第2回『このラノ』大賞 2次選考通過作品詳細

『撃ち抜けないのは天使と破片』 深沢仁


評価コメント(1)

 クールで不可思議な存在であるフィリップ・リーダスという主人公をよく表した文体に引き込まれます。そしてそのタフでストイックで、孤独なハードボイルドさに魅せられてしまいました。殴られても銃で撃たれても平気で、逆に襲撃者が重傷を負わないかと考える、常に余裕をもった振る舞いは無敵のヒーローそのものです。さらに信じられない美貌を持ち、女性にモテモテとなれば憬れないわけがありません。面倒そうな素振りをみせながらも、ギャングに追われる少女を放っておけない優しさもいい。

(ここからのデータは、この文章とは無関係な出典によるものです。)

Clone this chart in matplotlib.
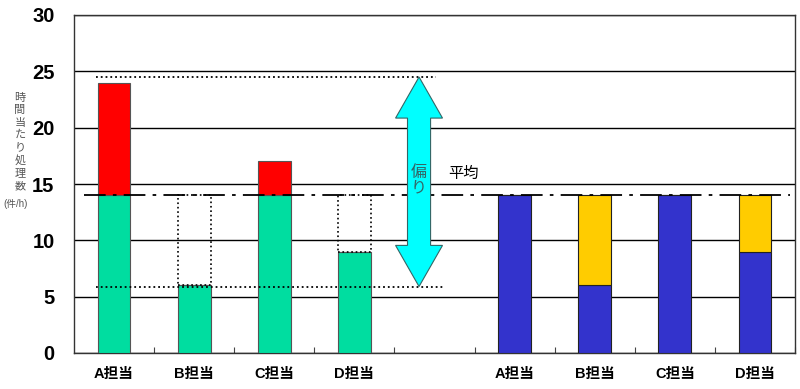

ストーリーはシンプルですが、語られるフィリップの過去や不思議な能力で非凡な作品となっています。

評価コメント(2)

 起承転結、伏線、キャラクターのエピソード挿入といった、物語構成がズバ抜けてうまい。舞台設定や台詞など洋画を彷彿とさせるのもので、なかでも会話のやりとりはシャレがきいてセンスが感じられます。主人公のフィリップはダークヒーローとしての魅力十分で、その体質や生い立ちといった設定がおもしろく描かれています。エンタテインメントを意識した無駄がなく読者を飽きさせない物語構成と、読みやすく優れた文章力。その両方を併せ持ち、とても高い将来性を感じる作品でした。